#### What is being asked
All of the material below is to be retyped exactly.

#### Data shown
━━━━━━━━━━
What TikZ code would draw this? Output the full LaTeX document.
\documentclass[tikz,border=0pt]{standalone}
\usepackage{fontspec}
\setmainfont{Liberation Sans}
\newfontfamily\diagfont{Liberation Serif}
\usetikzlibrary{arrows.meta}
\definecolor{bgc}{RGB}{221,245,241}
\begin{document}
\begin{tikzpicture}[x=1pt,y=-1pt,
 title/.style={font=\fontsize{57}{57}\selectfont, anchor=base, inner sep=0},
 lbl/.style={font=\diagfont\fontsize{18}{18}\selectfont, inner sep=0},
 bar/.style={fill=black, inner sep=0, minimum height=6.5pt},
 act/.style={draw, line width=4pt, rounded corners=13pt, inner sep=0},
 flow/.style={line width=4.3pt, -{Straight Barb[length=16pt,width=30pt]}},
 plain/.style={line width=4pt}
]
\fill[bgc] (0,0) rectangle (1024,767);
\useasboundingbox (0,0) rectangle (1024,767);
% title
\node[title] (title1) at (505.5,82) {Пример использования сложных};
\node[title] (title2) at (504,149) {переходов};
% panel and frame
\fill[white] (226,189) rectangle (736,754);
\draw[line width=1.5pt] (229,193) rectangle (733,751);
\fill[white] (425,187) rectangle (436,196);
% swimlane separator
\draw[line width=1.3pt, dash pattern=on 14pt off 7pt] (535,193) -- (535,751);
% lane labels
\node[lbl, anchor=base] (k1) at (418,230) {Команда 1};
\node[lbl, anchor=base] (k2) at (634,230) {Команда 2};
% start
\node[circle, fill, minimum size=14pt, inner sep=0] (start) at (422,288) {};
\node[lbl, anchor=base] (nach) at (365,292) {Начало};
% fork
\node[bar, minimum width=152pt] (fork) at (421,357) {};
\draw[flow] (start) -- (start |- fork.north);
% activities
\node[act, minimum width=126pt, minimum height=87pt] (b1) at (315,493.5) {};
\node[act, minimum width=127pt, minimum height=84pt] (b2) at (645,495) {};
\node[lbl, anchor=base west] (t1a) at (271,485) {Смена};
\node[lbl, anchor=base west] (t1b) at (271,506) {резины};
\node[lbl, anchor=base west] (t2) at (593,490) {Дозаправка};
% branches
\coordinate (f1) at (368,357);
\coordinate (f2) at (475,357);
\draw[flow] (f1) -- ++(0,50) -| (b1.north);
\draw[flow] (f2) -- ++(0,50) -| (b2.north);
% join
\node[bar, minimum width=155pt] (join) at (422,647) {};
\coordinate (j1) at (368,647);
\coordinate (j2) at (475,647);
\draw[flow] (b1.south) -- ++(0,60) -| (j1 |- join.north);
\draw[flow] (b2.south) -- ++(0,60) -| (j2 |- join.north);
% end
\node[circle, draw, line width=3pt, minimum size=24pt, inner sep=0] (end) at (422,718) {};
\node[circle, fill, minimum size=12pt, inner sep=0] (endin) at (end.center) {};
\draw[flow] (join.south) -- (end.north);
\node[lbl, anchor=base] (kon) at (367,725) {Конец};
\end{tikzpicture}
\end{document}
━━━━━━━━━━
#### The answer
What TikZ code would draw this? Output the full LaTeX document.
\documentclass[tikz,border=0pt]{standalone}
\usepackage{fontspec}
\setmainfont{Liberation Sans}
\newfontfamily\diagfont{Liberation Serif}
\usetikzlibrary{arrows.meta}
\definecolor{bgc}{RGB}{221,245,241}
\begin{document}
\begin{tikzpicture}[x=1pt,y=-1pt,
 title/.style={font=\fontsize{57}{57}\selectfont, anchor=base, inner sep=0},
 lbl/.style={font=\diagfont\fontsize{18}{18}\selectfont, inner sep=0},
 bar/.style={fill=black, inner sep=0, minimum height=6.5pt},
 act/.style={draw, line width=4pt, rounded corners=13pt, inner sep=0},
 flow/.style={line width=4.3pt, -{Straight Barb[length=16pt,width=30pt]}},
 plain/.style={line width=4pt}
]
\fill[bgc] (0,0) rectangle (1024,767);
\useasboundingbox (0,0) rectangle (1024,767);
% title
\node[title] (title1) at (505.5,82) {Пример использования сложных};
\node[title] (title2) at (504,149) {переходов};
% panel and frame
\fill[white] (226,189) rectangle (736,754);
\draw[line width=1.5pt] (229,193) rectangle (733,751);
\fill[white] (425,187) rectangle (436,196);
% swimlane separator
\draw[line width=1.3pt, dash pattern=on 14pt off 7pt] (535,193) -- (535,751);
% lane labels
\node[lbl, anchor=base] (k1) at (418,230) {Команда 1};
\node[lbl, anchor=base] (k2) at (634,230) {Команда 2};
% start
\node[circle, fill, minimum size=14pt, inner sep=0] (start) at (422,288) {};
\node[lbl, anchor=base] (nach) at (365,292) {Начало};
% fork
\node[bar, minimum width=152pt] (fork) at (421,357) {};
\draw[flow] (start) -- (start |- fork.north);
% activities
\node[act, minimum width=126pt, minimum height=87pt] (b1) at (315,493.5) {};
\node[act, minimum width=127pt, minimum height=84pt] (b2) at (645,495) {};
\node[lbl, anchor=base west] (t1a) at (271,485) {Смена};
\node[lbl, anchor=base west] (t1b) at (271,506) {резины};
\node[lbl, anchor=base west] (t2) at (593,490) {Дозаправка};
% branches
\coordinate (f1) at (368,357);
\coordinate (f2) at (475,357);
\draw[flow] (f1) -- ++(0,50) -| (b1.north);
\draw[flow] (f2) -- ++(0,50) -| (b2.north);
% join
\node[bar, minimum width=155pt] (join) at (422,647) {};
\coordinate (j1) at (368,647);
\coordinate (j2) at (475,647);
\draw[flow] (b1.south) -- ++(0,60) -| (j1 |- join.north);
\draw[flow] (b2.south) -- ++(0,60) -| (j2 |- join.north);
% end
\node[circle, draw, line width=3pt, minimum size=24pt, inner sep=0] (end) at (422,718) {};
\node[circle, fill, minimum size=12pt, inner sep=0] (endin) at (end.center) {};
\draw[flow] (join.south) -- (end.north);
\node[lbl, anchor=base] (kon) at (367,725) {Конец};
\end{tikzpicture}
\end{document}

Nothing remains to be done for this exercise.